Although there is evidence which reflects that the juvenile court judge's participation in the meetings was passive, in that he made no recommendations or was limited in discussions, we are of the opinion that his presence at such times was not permissible if he intends to be the judge on the case under discussion.

At the worst, this situation is a classic example of an ex parte communication contemplated and prohibited by Canon 3(A)(4); a prospective litigant discussing potential litigation as well as the evidence, admissible or inadmissible, in support of that litigation without the presence of the other party and all done in the presence of the judge who will preside over that litigation when it is filed constitutes an intolerable situation. At the best, which is still unacceptable, the situation is one which has every appearance of impropriety and detracts strongly from a manner which promotes the integrity and the impartiality of the judiciary.

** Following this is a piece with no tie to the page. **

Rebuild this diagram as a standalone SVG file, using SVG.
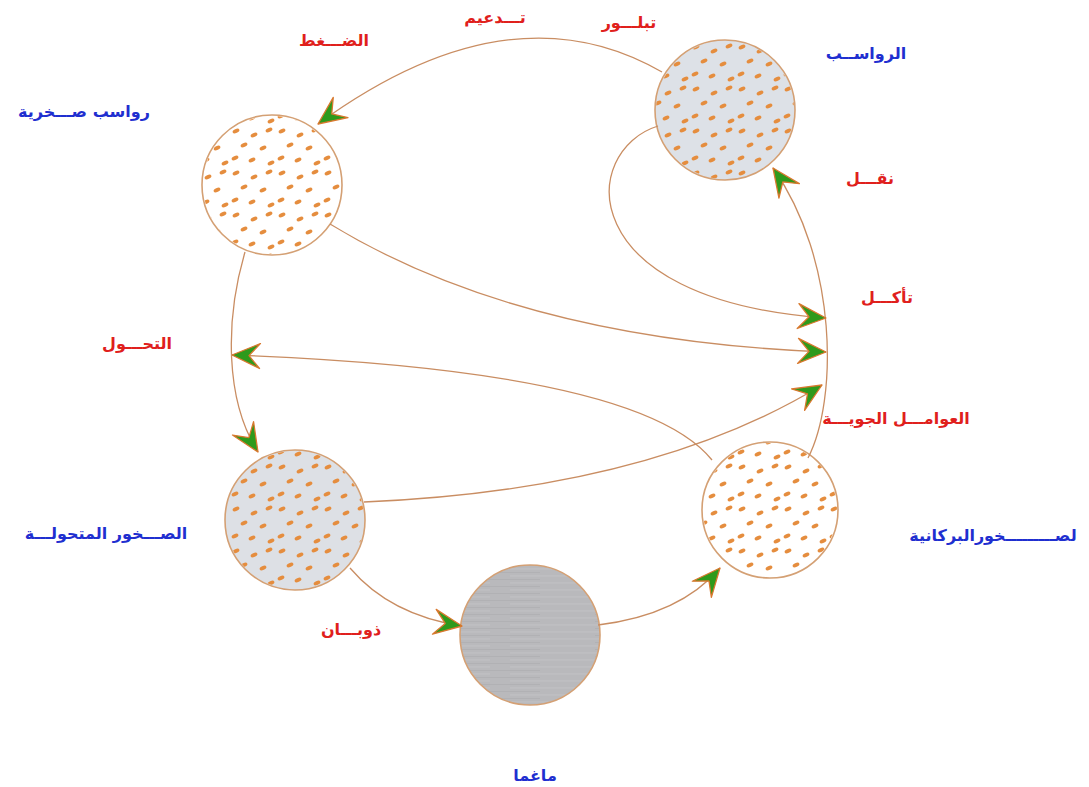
<svg xmlns="http://www.w3.org/2000/svg" width="1089" height="787" viewBox="0 0 1089 787">
<style>
.node{stroke:#d4a074;stroke-width:1.6}
.conn path{fill:none;stroke:#c98d62;stroke-width:1.3;marker-end:url(#ar)}
.t{font-family:"DejaVu Sans","Noto Sans",sans-serif;font-size:16px;font-weight:bold;text-anchor:middle}
.red{fill:#e0201c}
.blue{fill:#1f2fd0}
</style>
<defs>
<marker id="ar" viewBox="-31 -15 33 30" refX="0" refY="0" markerWidth="33" markerHeight="30" markerUnits="userSpaceOnUse" orient="auto">
<path d="M0,0 L-28,-12.5 L-17,0 L-28,12.5 Z" fill="#2e9a1c" stroke="#d9782e" stroke-width="1.3" stroke-linejoin="round"/>
</marker>
<pattern id="dots" width="46" height="42" patternUnits="userSpaceOnUse">
<g fill="#e58d3e">
<ellipse cx="6" cy="5" rx="3.6" ry="2" transform="rotate(-25 6 5)"/>
<ellipse cx="24" cy="9" rx="3.6" ry="2" transform="rotate(-25 24 9)"/>
<ellipse cx="39" cy="4" rx="3.6" ry="2" transform="rotate(-25 39 4)"/>
<ellipse cx="14" cy="19" rx="3.6" ry="2" transform="rotate(-25 14 19)"/>
<ellipse cx="33" cy="22" rx="3.6" ry="2" transform="rotate(-25 33 22)"/>
<ellipse cx="5" cy="32" rx="3.6" ry="2" transform="rotate(-25 5 32)"/>
<ellipse cx="22" cy="34" rx="3.6" ry="2" transform="rotate(-25 22 34)"/>
<ellipse cx="41" cy="37" rx="3.6" ry="2" transform="rotate(-25 41 37)"/>
</g>
</pattern>
<pattern id="streak" width="140" height="7" patternUnits="userSpaceOnUse">
<rect width="140" height="7" fill="#b9b9bc"/>
<line x1="0" y1="2" x2="70" y2="2" stroke="#c4c4c7" stroke-width="0.8"/>
<line x1="90" y1="2" x2="140" y2="2" stroke="#c4c4c7" stroke-width="0.8"/>
<line x1="35" y1="5.5" x2="120" y2="5.5" stroke="#adadb0" stroke-width="0.7"/>
</pattern>
</defs>
<rect width="1089" height="787" fill="#ffffff"/>

<g id="sediments">
<circle class="node" cx="725" cy="110" r="70" fill="#dde1e7"/>
<circle cx="725" cy="110" r="69" fill="url(#dots)"/>
</g>
<g id="sedimentary-rocks">
<circle class="node" cx="272" cy="185" r="70" fill="#ffffff"/>
<circle cx="272" cy="185" r="69" fill="url(#dots)"/>
</g>
<g id="metamorphic-rocks">
<circle class="node" cx="295" cy="520" r="70" fill="#dde0e5"/>
<circle cx="295" cy="520" r="69" fill="url(#dots)"/>
</g>
<g id="magma">
<circle class="node" cx="530" cy="635" r="70" fill="url(#streak)"/>
</g>
<g id="volcanic-rocks">
<circle class="node" cx="770" cy="510" r="68" fill="#ffffff"/>
<circle cx="770" cy="510" r="67" fill="url(#dots)"/>
</g>

<g class="conn" id="connectors">
<path d="M662,72 Q510,-16 318,124"/>
<path d="M808,458 C838,400 838,260 773,168"/>
<path d="M658,126 C580,150 570,300 826,318"/>
<path d="M330,224 Q520,340 826,352"/>
<path d="M364,502 Q650,490 822,385"/>
<path d="M712,460 Q640,370 232,355"/>
<path d="M245,252 C225,320 225,400 258,452"/>
<path d="M350,568 Q390,615 462,626"/>
<path d="M598,625 Q680,615 720,568"/>
</g>

<g id="labels">
<text class="t red" x="495" y="23">تـــدعيم</text>
<text class="t red" x="629" y="28">تبلـــور</text>
<text class="t red" x="334" y="46">الضـــغط</text>
<text class="t blue" x="866" y="59">الرواســب</text>
<text class="t blue" x="84" y="117">رواسب صـــخرية</text>
<text class="t red" x="870" y="184">نقـــل</text>
<text class="t red" x="887" y="303">تأكـــل</text>
<text class="t red" x="137" y="349">التحـــول</text>
<text class="t red" x="896" y="424">العوامـــل الجويـــة</text>
<text class="t blue" x="106" y="539">الصـــخور المتحولـــة</text>
<text class="t blue" x="993" y="541">لصـــــــــخورالبركانية</text>
<text class="t red" x="351" y="635">ذوبـــان</text>
<text class="t blue" x="535" y="781">ماغما</text>
</g>
</svg>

We do not ascribe a purposeful intention on the trial judge's part to violate the canons. The situation is such that he was called upon to serve two masters who are at cross purposes. The statute says the judge or his representative shall serve on the child protection team. The Canons of Judicial Conduct plainly and unequivocally prohibit that participation when it compromises the availability of a fair and impartial judiciary. The Canons must prevail.

The DPW argues that the procedure under scrutiny is permissible and compares it to a criminal probable cause hearing. We would note that probable cause hearings are conducted under far different circumstances and that a neutral and detached magistrate is an essential ingredient. Zimmerman v. State, (1984) Ind. App., 469 N.E.2d 11. Neither are we persuaded by the argument concerning the procedural deficiencies of the motion for change of venue from the judge. One reason is, in our opinion, the situation is one of recusal which should have been employed instead of a routine change of judge motion. A judge's personal knowledge acquired through extrajudicial sources requires recusal. Jones v. State, (1981) Ind. App., 416 N.E.2d 880. Additionally, we view the situation in the light of fundamental error which overrides any procedural fault.

We remand with instructions to the effect that the trial judge should recuse himself from the cause or, in the alternative, order the granting of Stivers' motion for change of venue from the judge.

Reversed and remanded.

RATLIFF, P.J., and NEAL, J., concur.


[1] We recognize that the facts of this appeal probably do not fit into the letter of Canon 5, however, the spirit of the canon is directly in point.